Quote the whole listing word for word. Do not include the pictures.

○ ○ ○ ○

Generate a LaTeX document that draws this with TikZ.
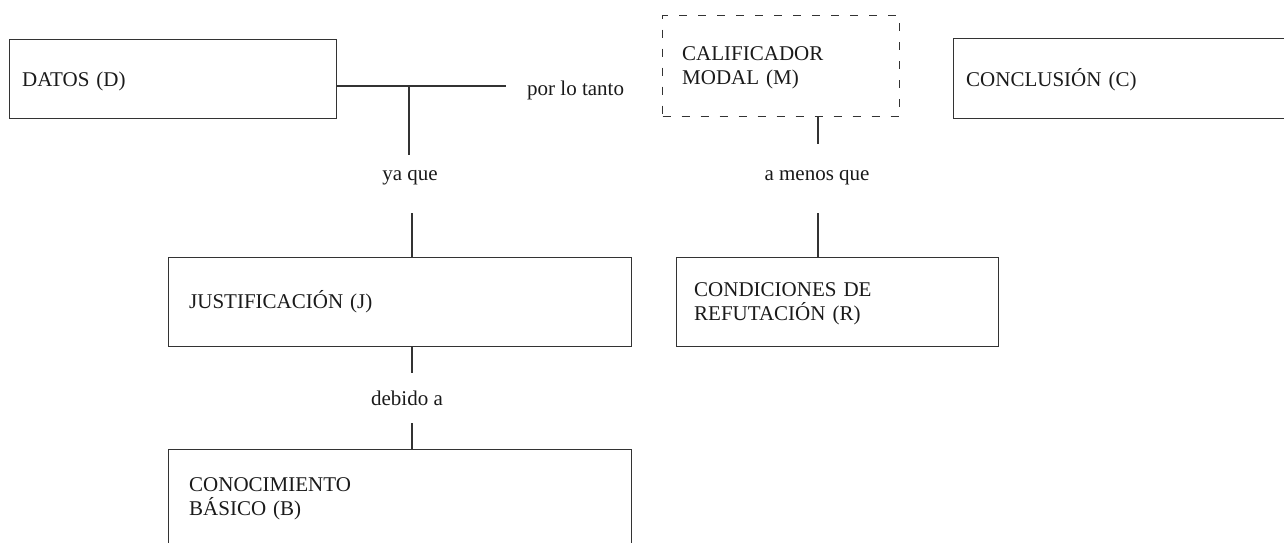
\documentclass[tikz,border=0pt]{standalone}
\usepackage{fontspec}
\setmainfont{Liberation Serif}
\definecolor{linec}{HTML}{333333}
\definecolor{textc}{HTML}{1A1A1A}
\begin{document}
\begin{tikzpicture}[x=1pt,y=-1pt,
  box/.style={draw=linec, line width=1.3pt, rectangle, inner sep=0pt, anchor=north west},
  dbox/.style={box, dash pattern=on 8pt off 11pt},
  txt/.style={anchor=base west, inner sep=0pt, text=textc, font=\fontsize{21}{24.5}\selectfont, text width=320pt, align=left},
  lbl/.style={inner sep=0pt, text=textc, font=\fontsize{21}{24.5}\selectfont},
  conn/.style={draw=linec, line width=1.3pt}]
\useasboundingbox (0,0) rectangle (1284,543);
\clip (0,0) rectangle (1284,543);
% boxes
\node[box, minimum width=327pt, minimum height=79pt] (d) at (9,39) {};
\node[dbox, minimum width=237pt, minimum height=101pt] (m) at (662,15) {};
\node[box, minimum width=400pt, minimum height=80pt] (c) at (953,38) {};
\node[box, minimum width=463pt, minimum height=89pt] (j) at (168,257) {};
\node[box, minimum width=322pt, minimum height=89pt] (r) at (676,257) {};
\node[box, minimum width=463pt, minimum height=150pt] (b) at (168,449) {};
% box texts
\node[txt] (dt) at (22,86) {DATOS (D)};
\node[txt] (mt) at (682,60) {CALIFICADOR\\MODAL (M)};
\node[txt] (ct) at (966,86) {CONCLUSIÓN (C)};
\node[txt] (jt) at (189,308) {JUSTIFICACIÓN (J)};
\node[txt] (rt) at (694,296) {CONDICIONES DE\\REFUTACIÓN (R)};
\node[txt] (bt) at (189,491) {CONOCIMIENTO\\BÁSICO (B)};
% connector labels
\node[lbl, anchor=base west] (plt) at (527,95) {por lo tanto};
\node[lbl, anchor=base] (yq) at (410,180) {ya que};
\node[lbl, anchor=base] (amq) at (817,180) {a menos que};
\node[lbl, anchor=base] (dba) at (407,405) {debido a};
% connector ends
\coordinate (t1) at (506,86);
\coordinate (y1) at (409,86);
\coordinate (y2) at (409,155);
\coordinate (y3) at (412,213);
\coordinate (m1) at (818,144);
\coordinate (r1) at (818,213);
\coordinate (j1) at (412,373);
\coordinate (b1) at (412,423);
% connectors
\draw[conn] (t1 -| d.east) -- (t1);
\draw[conn] (y1) -- (y2);
\draw[conn] (y3) -- (y3 |- j.north);
\draw[conn] (m1 |- m.south) -- (m1);
\draw[conn] (r1) -- (r1 |- r.north);
\draw[conn] (j1 |- j.south) -- (j1);
\draw[conn] (b1) -- (b1 |- b.north);
\end{tikzpicture}
\end{document}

○ ○ ○ ○

■ Response ■
Generate a LaTeX document that draws this with TikZ.
\documentclass[tikz,border=0pt]{standalone}
\usepackage{fontspec}
\setmainfont{Liberation Serif}
\definecolor{linec}{HTML}{333333}
\definecolor{textc}{HTML}{1A1A1A}
\begin{document}
\begin{tikzpicture}[x=1pt,y=-1pt,
  box/.style={draw=linec, line width=1.3pt, rectangle, inner sep=0pt, anchor=north west},
  dbox/.style={box, dash pattern=on 8pt off 11pt},
  txt/.style={anchor=base west, inner sep=0pt, text=textc, font=\fontsize{21}{24.5}\selectfont, text width=320pt, align=left},
  lbl/.style={inner sep=0pt, text=textc, font=\fontsize{21}{24.5}\selectfont},
  conn/.style={draw=linec, line width=1.3pt}]
\useasboundingbox (0,0) rectangle (1284,543);
\clip (0,0) rectangle (1284,543);
% boxes
\node[box, minimum width=327pt, minimum height=79pt] (d) at (9,39) {};
\node[dbox, minimum width=237pt, minimum height=101pt] (m) at (662,15) {};
\node[box, minimum width=400pt, minimum height=80pt] (c) at (953,38) {};
\node[box, minimum width=463pt, minimum height=89pt] (j) at (168,257) {};
\node[box, minimum width=322pt, minimum height=89pt] (r) at (676,257) {};
\node[box, minimum width=463pt, minimum height=150pt] (b) at (168,449) {};
% box texts
\node[txt] (dt) at (22,86) {DATOS (D)};
\node[txt] (mt) at (682,60) {CALIFICADOR\\MODAL (M)};
\node[txt] (ct) at (966,86) {CONCLUSIÓN (C)};
\node[txt] (jt) at (189,308) {JUSTIFICACIÓN (J)};
\node[txt] (rt) at (694,296) {CONDICIONES DE\\REFUTACIÓN (R)};
\node[txt] (bt) at (189,491) {CONOCIMIENTO\\BÁSICO (B)};
% connector labels
\node[lbl, anchor=base west] (plt) at (527,95) {por lo tanto};
\node[lbl, anchor=base] (yq) at (410,180) {ya que};
\node[lbl, anchor=base] (amq) at (817,180) {a menos que};
\node[lbl, anchor=base] (dba) at (407,405) {debido a};
% connector ends
\coordinate (t1) at (506,86);
\coordinate (y1) at (409,86);
\coordinate (y2) at (409,155);
\coordinate (y3) at (412,213);
\coordinate (m1) at (818,144);
\coordinate (r1) at (818,213);
\coordinate (j1) at (412,373);
\coordinate (b1) at (412,423);
% connectors
\draw[conn] (t1 -| d.east) -- (t1);
\draw[conn] (y1) -- (y2);
\draw[conn] (y3) -- (y3 |- j.north);
\draw[conn] (m1 |- m.south) -- (m1);
\draw[conn] (r1) -- (r1 |- r.north);
\draw[conn] (j1 |- j.south) -- (j1);
\draw[conn] (b1) -- (b1 |- b.north);
\end{tikzpicture}
\end{document}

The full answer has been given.